Part Two picks up with Israel and the Zionist movement having come out on top at the same time that new powers – the United States and the Soviet Union – came to dominate global politics after World War II. The Cold War brought new dynamics and interests that further complicated the situation, with the conflict over capitalism and socialism turning Israeli and Arab interests into tools that could be played against each other. In chapter six, the author acknowledges that the conflict was only “cold” in the United States and the USSR, and that the Middle East was a key physical battlefield for the conflict to play out. He places Israel, Palestine, and Egypt in particular into this context and shows how regional nationalisms became exploitable in the broader global conflict.

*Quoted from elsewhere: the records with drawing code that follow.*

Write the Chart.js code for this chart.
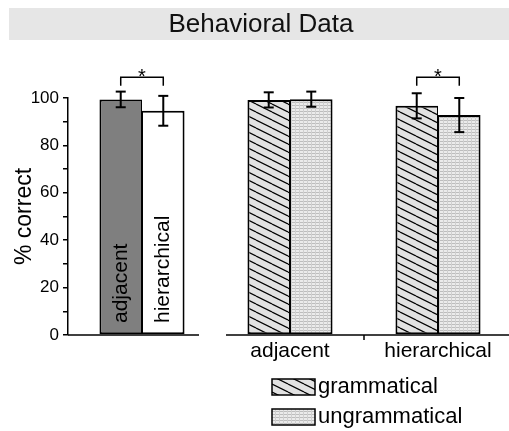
<!DOCTYPE html>
<html lang="en">
<head>
  <meta charset="UTF-8">
  <title>Behavioral Data</title>
  <script src="https://cdn.jsdelivr.net/npm/chart.js"></script>
  <style>
    body {
      margin: 0;
      background: #fff;
      overflow: hidden;
    }
  </style>
</head>
<body>
  <canvas id="chart" width="514" height="431"></canvas>

  <script>
    // group 0 = left panel (adjacent / hierarchical), groups 1-2 = right panel
    const groups = ['', 'adjacent', 'hierarchical'];
    const leftLabels = ['adjacent', 'hierarchical'];
    const legendLabels = ['grammatical', 'ungrammatical'];
    const firstValues = [99.4, 99.2, 96.7];
    const firstErrors = [3.3, 3.2, 5.3];
    const secondValues = [94.6, 99.5, 92.8];
    const secondErrors = [6.3, 3.2, 7.2];
    const starGroups = [0, 2];

    const FONT = '"Liberation Sans", Arial, sans-serif';
    Chart.defaults.font.family = FONT;
    Chart.defaults.color = '#000';

    function hatchPattern() {
      const c = document.createElement('canvas');
      c.width = 16; c.height = 8;
      const g = c.getContext('2d');
      g.fillStyle = '#e2e2e2';
      g.fillRect(0, 0, 16, 8);
      g.strokeStyle = '#000';
      g.lineWidth = 1.2;
      for (let k = -1; k <= 1; k++) {
        g.beginPath();
        g.moveTo(0, k * 8);
        g.lineTo(16, k * 8 + 8);
        g.stroke();
      }
      return g.createPattern(c, 'repeat');
    }

    function dotPattern() {
      const c = document.createElement('canvas');
      c.width = 4; c.height = 3;
      const g = c.getContext('2d');
      g.fillStyle = '#ebebeb';
      g.fillRect(0, 0, 4, 3);
      g.fillStyle = '#bdbdbd';
      g.fillRect(0, 0, 3, 1);
      g.fillStyle = '#d0d0d0';
      g.fillRect(3, 0, 1, 3);
      return g.createPattern(c, 'repeat');
    }

    const hatch = hatchPattern();
    const dots = dotPattern();

    const line = (ctx, x1, y1, x2, y2) => {
      ctx.beginPath();
      ctx.moveTo(x1, y1);
      ctx.lineTo(x2, y2);
      ctx.stroke();
    };

    const decor = {
      id: 'decor',
      beforeDraw(chart) {
        const ctx = chart.ctx;
        ctx.save();
        ctx.fillStyle = '#e6e6e6';
        ctx.fillRect(9, 8, 505, 32);
        ctx.fillStyle = '#111';
        ctx.font = '26px ' + FONT;
        ctx.textAlign = 'center';
        ctx.textBaseline = 'middle';
        ctx.fillText('Behavioral Data', 261, 25);
        ctx.restore();
      },
      afterDatasetsDraw(chart) {
        const ctx = chart.ctx;
        const xs = chart.scales.x, ys = chart.scales.y;
        const y0 = ys.getPixelForValue(0);
        ctx.save();
        ctx.strokeStyle = '#000';
        ctx.fillStyle = '#000';

        // error bars
        ctx.lineWidth = 2;
        [[firstValues, firstErrors], [secondValues, secondErrors]].forEach(([vals, errs], di) => {
          const meta = chart.getDatasetMeta(di);
          vals.forEach((v, i) => {
            const x = meta.data[i].x;
            const hi = ys.getPixelForValue(v + errs[i]);
            const lo = ys.getPixelForValue(v - errs[i]);
            line(ctx, x, hi, x, lo);
            line(ctx, x - 5, hi, x + 5, hi);
            line(ctx, x - 5, lo, x + 5, lo);
          });
        });

        // significance brackets
        ctx.lineWidth = 1.5;
        starGroups.forEach(g => {
          const x1 = chart.getDatasetMeta(0).data[g].x;
          const x2 = chart.getDatasetMeta(1).data[g].x;
          const top = ys.getPixelForValue(108.8);
          const bot = ys.getPixelForValue(105.2);
          ctx.beginPath();
          ctx.moveTo(x1, bot);
          ctx.lineTo(x1, top);
          ctx.lineTo(x2, top);
          ctx.lineTo(x2, bot);
          ctx.stroke();
          ctx.font = '20px ' + FONT;
          ctx.textAlign = 'center';
          ctx.textBaseline = 'alphabetic';
          ctx.fillText('*', (x1 + x2) / 2, top + 6);
        });

        // labels inside the left bars
        ctx.font = '21px ' + FONT;
        ctx.textAlign = 'left';
        ctx.textBaseline = 'middle';
        leftLabels.forEach((t, di) => {
          const x = chart.getDatasetMeta(di).data[0].x;
          ctx.save();
          ctx.translate(x, y0 - 12);
          ctx.rotate(-Math.PI / 2);
          ctx.fillText(t, 0, 0);
          ctx.restore();
        });

        // broken x axis
        ctx.lineWidth = 1.5;
        const gap = xs.getPixelForValue(0.5);
        line(ctx, chart.chartArea.left, y0, gap - 17, y0);
        line(ctx, gap + 10, y0, chart.chartArea.right, y0);
        const mid = xs.getPixelForValue(1.5);
        line(ctx, mid, y0, mid, y0 + 5);

        // legend
        const lx = xs.getPixelForValue(1) - 18;
        const rows = [387, 417];
        ctx.font = '22px ' + FONT;
        ctx.textBaseline = 'middle';
        legendLabels.forEach((t, k) => {
          ctx.fillStyle = k === 0 ? hatch : dots;
          ctx.fillRect(lx, rows[k] - 8, 43, 16);
          ctx.strokeRect(lx, rows[k] - 8, 43, 16);
          ctx.fillStyle = '#000';
          ctx.fillText(t, lx + 46, rows[k]);
        });
        ctx.restore();
      }
    };

    new Chart(document.getElementById('chart'), {
      type: 'bar',
      data: {
        labels: groups,
        datasets: [
          {
            label: legendLabels[0],
            data: firstValues,
            backgroundColor: firstValues.map((v, i) => i === 0 ? '#7f7f7f' : hatch),
            borderColor: '#000',
            borderWidth: { top: 2, left: 2, right: 1, bottom: 2 },
            borderSkipped: false,
            categoryPercentage: 0.575,
            barPercentage: 1
          },
          {
            label: legendLabels[1],
            data: secondValues,
            backgroundColor: secondValues.map((v, i) => i === 0 ? '#fff' : dots),
            borderColor: '#000',
            borderWidth: { top: 2, left: 1, right: 2, bottom: 2 },
            borderSkipped: false,
            categoryPercentage: 0.575,
            barPercentage: 1
          }
        ]
      },
      options: {
        responsive: false,
        animation: false,
        layout: { padding: { top: 98, right: 2, left: 0, bottom: 0 } },
        plugins: {
          legend: { display: false },
          tooltip: { enabled: false },
          title: { display: false }
        },
        scales: {
          x: {
            grid: { display: false, drawTicks: false },
            border: { display: false },
            ticks: {
              font: { size: 21 },
              color: '#000',
              padding: 4,
              autoSkip: false,
              maxRotation: 0
            },
            afterFit: s => { s.height = 96; }
          },
          y: {
            min: 0,
            max: 100,
            ticks: {
              stepSize: 10,
              callback: v => v % 20 === 0 ? v : '',
              font: { size: 17 },
              color: '#000',
              padding: 4
            },
            grid: { drawOnChartArea: false, tickLength: 5, color: '#000', lineWidth: 1.5 },
            border: { color: '#000', width: 1.5 },
            title: {
              display: true,
              text: '% correct',
              font: { size: 23 },
              color: '#000',
              padding: { top: 11 }
            },
            afterFit: s => { s.width = 68; }
          }
        }
      },
      plugins: [decor]
    });
  </script>
</body>
</html>
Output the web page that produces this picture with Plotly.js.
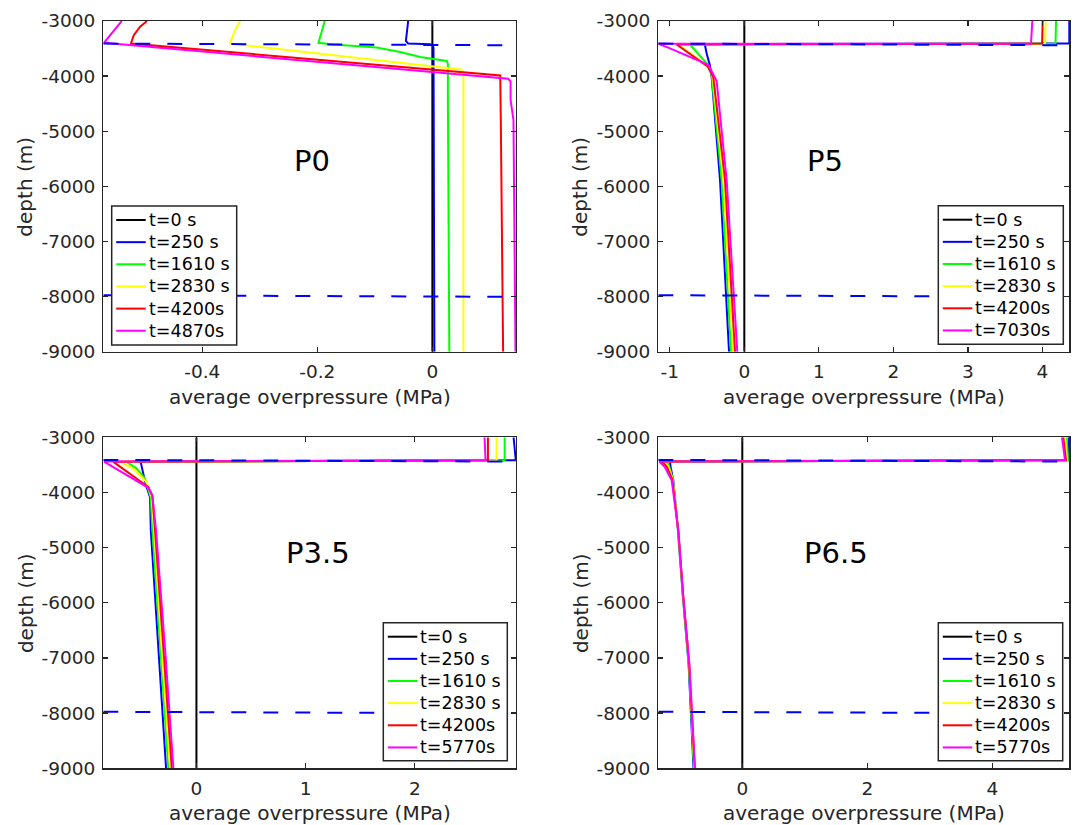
<!DOCTYPE html>
<html>
<head>
<meta charset="utf-8">
<script src="https://cdn.plot.ly/plotly-3.0.1.min.js"></script>
<style>
  html, body { margin: 0; padding: 0; background: #ffffff; }
  #chart { width: 1077px; height: 825px; }
</style>
</head>
<body>
<div id="chart"></div>
<script>
// ---------- shared axis values ----------
const depthTicks = [-9000, -8000, -7000, -6000, -5000, -4000, -3000];
const depthTickText = ['-9000', '-8000', '-7000', '-6000', '-5000', '-4000', '-3000'];
const depthRange = [-9000, -3000];

// reservoir top / bottom (dashed), depth at left and right ends
const boundTop_d = [-3410, -3440];
const boundBot_d = [-7975, -8005];

const lineColors = ['#000000', '#0000ff', '#00ff00', '#ffff00', '#ff0000', '#ff00ff'];

// ---------- P0 ----------
const p0Range = [-0.572, 0.1454];
const p0Ticks = [-0.4, -0.2, 0];
const p0TickText = ['-0.4', '-0.2', '0'];
const p0Labels = ['t=0 s', 't=250 s', 't=1610 s', 't=2830 s', 't=4200s', 't=4870s'];
const p0_t0_x = [0, 0];
const p0_t0_d = [-3000, -9000];
const p0_t250_x = [-0.042, -0.045, -0.046, -0.042, -0.004, 0.001, 0.002, 0.0035];
const p0_t250_d = [-3000, -3230, -3360, -3410, -3421, -3440, -3500, -9000];
const p0_t1610_x = [-0.187, -0.195, -0.198, -0.172, -0.097, -0.056, -0.021, 0.025, 0.027, 0.027, 0.0295];
const p0_t1610_d = [-3000, -3290, -3396, -3427, -3482, -3561, -3652, -3726, -3774, -4430, -9000];
const p0_t2830_x = [-0.334, -0.343, -0.352, 0.051, 0.054, 0.054];
const p0_t2830_d = [-3000, -3165, -3408, -3884, -3927, -9000];
const p0_t4200_x = [-0.496, -0.508, -0.519, -0.524, 0.118, 0.118, 0.119, 0.123];
const p0_t4200_d = [-3000, -3104, -3256, -3408, -3988, -4430, -4800, -9000];
const p0_t4870_x = [-0.540, -0.551, -0.563, -0.571, 0.132, 0.136, 0.136, 0.141, 0.1445];
const p0_t4870_d = [-3000, -3134, -3287, -3396, -4049, -4100, -4430, -4800, -9000];

// ---------- P5 ----------
const p5Range = [-1.154, 4.36];
const p5Ticks = [-1, 0, 1, 2, 3, 4];
const p5TickText = ['-1', '0', '1', '2', '3', '4'];
const p5Labels = ['t=0 s', 't=250 s', 't=1610 s', 't=2830 s', 't=4200s', 't=7030s'];
const p5_t0_x = [0, 0];
const p5_t0_d = [-3000, -9000];
const p5_t250_x = [4.36, 4.36, 4.347, -0.52, -0.528, -0.505, -0.461, -0.438, -0.326, -0.205];
const p5_t250_d = [-3000, -3396, -3408, -3420, -3439, -3591, -3805, -4018, -5885, -9000];
const p5_t1610_x = [4.182, 4.182, 4.175, -0.729, -0.483, -0.438, -0.304, -0.178];
const p5_t1610_d = [-3000, -3396, -3410, -3427, -3805, -3988, -5885, -9000];
const p5_t2830_x = [4.043, 4.043, 4.035, -0.886, -0.47, -0.425, -0.281, -0.151];
const p5_t2830_d = [-3000, -3396, -3410, -3427, -3835, -4006, -5885, -9000];
const p5_t4200_x = [4.003, 4.003, 3.995, -0.908, -0.492, -0.416, -0.259, -0.125];
const p5_t4200_d = [-3000, -3396, -3410, -3427, -3823, -4018, -5885, -9000];
const p5_t7030_x = [3.864, 3.855, 3.846, -1.154, -1.02, -0.483, -0.371, -0.237, -0.094];
const p5_t7030_d = [-3000, -3396, -3415, -3415, -3482, -3793, -4091, -5885, -9000];

// ---------- P3.5 ----------
const p35Range = [-0.853, 2.927];
const p35Ticks = [0, 1, 2];
const p35TickText = ['0', '1', '2'];
const p35Labels = ['t=0 s', 't=250 s', 't=1610 s', 't=2830 s', 't=4200s', 't=5770s'];
const p35_t0_x = [0, 0];
const p35_t0_d = [-3000, -9000];
const p35_t250_x = [2.905, 2.925, -0.511, -0.502, -0.48, -0.456, -0.425, -0.418, -0.348, -0.278];
const p35_t250_d = [-3000, -3415, -3445, -3537, -3720, -3902, -4085, -4685, -6846, -9000];
const p35_t1610_x = [2.823, 2.823, -0.639, -0.547, -0.471, -0.44, -0.419, -0.403, -0.333, -0.257];
const p35_t1610_d = [-3000, -3415, -3445, -3567, -3750, -3933, -4085, -4685, -6846, -9000];
const p35_t2830_x = [2.749, 2.749, -0.700, -0.578, -0.456, -0.41, -0.388, -0.318, -0.241];
const p35_t2830_d = [-3000, -3415, -3445, -3567, -3811, -4085, -4685, -6846, -9000];
const p35_t4200_x = [2.67, 2.67, -0.761, -0.44, -0.404, -0.379, -0.302, -0.226];
const p35_t4200_d = [-3000, -3415, -3445, -3902, -4055, -4685, -6846, -9000];
const p35_t5770_x = [2.639, 2.648, -0.847, -0.44, -0.404, -0.370, -0.287, -0.211];
const p35_t5770_d = [-3000, -3415, -3440, -3915, -4055, -4685, -6846, -9000];

// ---------- P6.5 ----------
const p65Range = [-1.344, 5.232];
const p65Ticks = [0, 2, 4];
const p65TickText = ['0', '2', '4'];
const p65Labels = ['t=0 s', 't=250 s', 't=1610 s', 't=2830 s', 't=4200s', 't=5770s'];
const p65_t0_x = [0, 0];
const p65_t0_d = [-3000, -9000];
const p65_t250_x = [5.225, 5.232, -1.157, -1.147, -1.104, -1.03, -0.95, -0.86, -0.78];
const p65_t250_d = [-3000, -3415, -3440, -3537, -3780, -4685, -5895, -7100, -9000];
const p65_t1610_x = [5.19, 5.21, -1.21, -1.17, -1.11, -1.027, -0.947, -0.855, -0.772];
const p65_t1610_d = [-3000, -3415, -3440, -3530, -3760, -4685, -5895, -7100, -9000];
const p65_t2830_x = [5.163, 5.195, -1.253, -1.19, -1.115, -1.025, -0.945, -0.852, -0.766];
const p65_t2830_d = [-3000, -3415, -3440, -3520, -3750, -4685, -5895, -7100, -9000];
const p65_t4200_x = [5.136, 5.179, -1.29, -1.21, -1.12, -1.024, -0.944, -0.85, -0.76];
const p65_t4200_d = [-3000, -3415, -3440, -3530, -3760, -4685, -5895, -7100, -9000];
const p65_t5770_x = [5.115, 5.163, -1.328, -1.24, -1.13, -1.024, -0.944, -0.848, -0.757];
const p65_t5770_d = [-3000, -3415, -3440, -3537, -3780, -4685, -5895, -7100, -9000];

// ---------- page geometry (pixels) ----------
const W = 1077, H = 825;
const FONT = 'DejaVu Sans, Verdana, sans-serif';
const INK = '#262626';
const px = v => v / W;
const py = v => 1 - v / H;

const panels = [
  { title: 'P0', n: '', box: [103.3, 21, 516, 351.7], range: p0Range, ticks: p0Ticks, tickText: p0TickText,
    labels: p0Labels, titlePos: [312, 161], legendBox: [111.7, 206, 236.7, 345],
    series: [[p0_t0_x, p0_t0_d], [p0_t250_x, p0_t250_d], [p0_t1610_x, p0_t1610_d],
             [p0_t2830_x, p0_t2830_d], [p0_t4200_x, p0_t4200_d], [p0_t4870_x, p0_t4870_d]] },
  { title: 'P5', n: '2', box: [658.3, 21, 1069.3, 351.7], range: p5Range, ticks: p5Ticks, tickText: p5TickText,
    labels: p5Labels, titlePos: [825, 161], legendBox: [938.3, 205.7, 1063.3, 344.3],
    series: [[p5_t0_x, p5_t0_d], [p5_t250_x, p5_t250_d], [p5_t1610_x, p5_t1610_d],
             [p5_t2830_x, p5_t2830_d], [p5_t4200_x, p5_t4200_d], [p5_t7030_x, p5_t7030_d]] },
  { title: 'P3.5', n: '3', box: [103.3, 437.3, 516, 768.3], range: p35Range, ticks: p35Ticks, tickText: p35TickText,
    labels: p35Labels, titlePos: [318, 553], legendBox: [383.3, 622.7, 507.3, 760.7],
    series: [[p35_t0_x, p35_t0_d], [p35_t250_x, p35_t250_d], [p35_t1610_x, p35_t1610_d],
             [p35_t2830_x, p35_t2830_d], [p35_t4200_x, p35_t4200_d], [p35_t5770_x, p35_t5770_d]] },
  { title: 'P6.5', n: '4', box: [658.3, 437.3, 1069.3, 768.3], range: p65Range, ticks: p65Ticks, tickText: p65TickText,
    labels: p65Labels, titlePos: [836, 553], legendBox: [938.3, 622.7, 1062.7, 760.7],
    series: [[p65_t0_x, p65_t0_d], [p65_t250_x, p65_t250_d], [p65_t1610_x, p65_t1610_d],
             [p65_t2830_x, p65_t2830_d], [p65_t4200_x, p65_t4200_d], [p65_t5770_x, p65_t5770_d]] }
];

const traces = [];
const shapes = [];
const annotations = [];
const layout = {
  width: W, height: H,
  margin: { l: 0, r: 0, t: 0, b: 0 },
  paper_bgcolor: '#ffffff', plot_bgcolor: '#ffffff',
  showlegend: false,
  font: { family: FONT, color: INK }
};

panels.forEach(p => {
  const xa = 'x' + p.n, ya = 'y' + p.n;
  const [L, T, R, B] = p.box;

  // time profiles
  p.series.forEach(([xs, ds], i) => {
    traces.push({
      type: 'scatter', mode: 'lines', x: xs, y: ds, xaxis: xa, yaxis: ya,
      name: p.labels[i], line: { color: lineColors[i], width: 2 }, hoverinfo: 'skip'
    });
  });
  // reservoir boundaries
  [boundTop_d, boundBot_d].forEach(bd => {
    traces.push({
      type: 'scatter', mode: 'lines', x: [p.range[0], p.range[1]], y: bd, xaxis: xa, yaxis: ya,
      line: { color: '#0000ff', width: 2, dash: '15px,17px' }, hoverinfo: 'skip'
    });
  });

  const axisCommon = {
    showline: true, linecolor: INK, linewidth: 1.3, mirror: 'ticks',
    ticks: 'inside', ticklen: 5, tickwidth: 1.3, tickcolor: INK,
    showgrid: false, zeroline: false, fixedrange: true,
    tickfont: { family: FONT, size: 18.5, color: INK }
  };
  layout['xaxis' + p.n] = Object.assign({}, axisCommon, {
    domain: [px(L), px(R)], anchor: ya, range: p.range,
    tickmode: 'array', tickvals: p.ticks, ticktext: p.tickText, ticklabelstandoff: 3
  });
  layout['yaxis' + p.n] = Object.assign({}, axisCommon, {
    domain: [py(B), py(T)], anchor: xa, range: depthRange,
    tickmode: 'array', tickvals: depthTicks, ticktext: depthTickText, ticklabelstandoff: 3
  });

  // axis titles
  annotations.push({
    xref: 'paper', yref: 'paper', x: px((L + R) / 2), y: py(B + 45),
    xanchor: 'center', yanchor: 'middle', showarrow: false,
    text: 'average overpressure (MPa)', font: { family: FONT, size: 20, color: INK }
  });
  annotations.push({
    xref: 'paper', yref: 'paper', x: px(L - 78), y: py((T + B) / 2),
    xanchor: 'center', yanchor: 'middle', showarrow: false, textangle: -90,
    text: 'depth (m)', font: { family: FONT, size: 20, color: INK }
  });
  // panel name
  annotations.push({
    xref: 'paper', yref: 'paper', x: px(p.titlePos[0]), y: py(p.titlePos[1]),
    xanchor: 'center', yanchor: 'middle', showarrow: false,
    text: p.title, font: { family: FONT, size: 29, color: '#000000' }
  });

  // legend box
  const [lx0, ly0, lx1, ly1] = p.legendBox;
  shapes.push({
    type: 'rect', xref: 'paper', yref: 'paper', layer: 'above',
    x0: px(lx0), x1: px(lx1), y0: py(ly1), y1: py(ly0),
    fillcolor: '#ffffff', line: { color: INK, width: 1.5 }
  });
  p.labels.forEach((lab, i) => {
    const yc = ly0 + 14 + i * 22.15;
    shapes.push({
      type: 'line', xref: 'paper', yref: 'paper', layer: 'above',
      x0: px(lx0 + 4.5), x1: px(lx0 + 34), y0: py(yc), y1: py(yc),
      line: { color: lineColors[i], width: 2 }
    });
    annotations.push({
      xref: 'paper', yref: 'paper', x: px(lx0 + 35), y: py(yc),
      xanchor: 'left', yanchor: 'middle', showarrow: false,
      text: lab, font: { family: FONT, size: 17.5, color: '#000000' }
    });
  });
});

layout.shapes = shapes;
layout.annotations = annotations;

Plotly.newPlot('chart', traces, layout, { staticPlot: true, displayModeBar: false });
</script>
</body>
</html>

Chapter seven brings in Polk’s personal intervention as he explores the role of American democracy in resolving the conflict. Here his writing starts to become less historical and more pragmatic as his objective of using history as a tool to solve the contemporary conflict moves to the foreground. His eighth chapter takes a brief look at the role of Lebanon in the regional conflict, but is more hopeful about the Civil War’s resolution than the reality that came to be. Chapter nine looks at the relationship between Begin and Sadat, but is again more optimistic than the circumstances played out, as he could not predict Sadat’s assassination a few years later and the loss of Sadat’s potential in ending the conflict.

The final part, consisting of two chapters, looks forward from these historical ideas, beginning with “Potential for the Future”. Here, Polk takes a realistic survey of the economic resources of the Middle East and comments on how he feels they will impact political developments. The eleventh chapter, his official conclusion, does not summarize what was written previously, but attempts to answer three questions, one of which is about prospects for peace and two of which are about the role of the Middle East’s energy recourses in the global economy. His response to the first issue is that peace is possible, but that it will require shifts in mentalities from both sides and the acknowledgement that the alternative (i.e. violence) is less preferable. As to the second, particularity relevant given the oil crises of the 1970s, his argument is that the United States needs to find alternative sources of energy but, given the low likelihood of this happening in the near future, argues that this will give the Middle East more leverage in resolving regional conflicts.

Overall, The Elusive Peace accomplishes what it sets out to do: contextualize the contemporary regional conflict through a historical lens of politics and economics. Without delving too deeply into the social context, however, it is only able to paint a partial picture and, within a few years, developments, some predictable and some not, made his analysis and conclusions obsolete. Thus, while I would not say that there is anything particularly “wrong” about this work, as its scope was always limited, there is ultimately not much value in it for either scholars or casual readers, as the conflict has been covered much better (and with updated information) in the many decades since.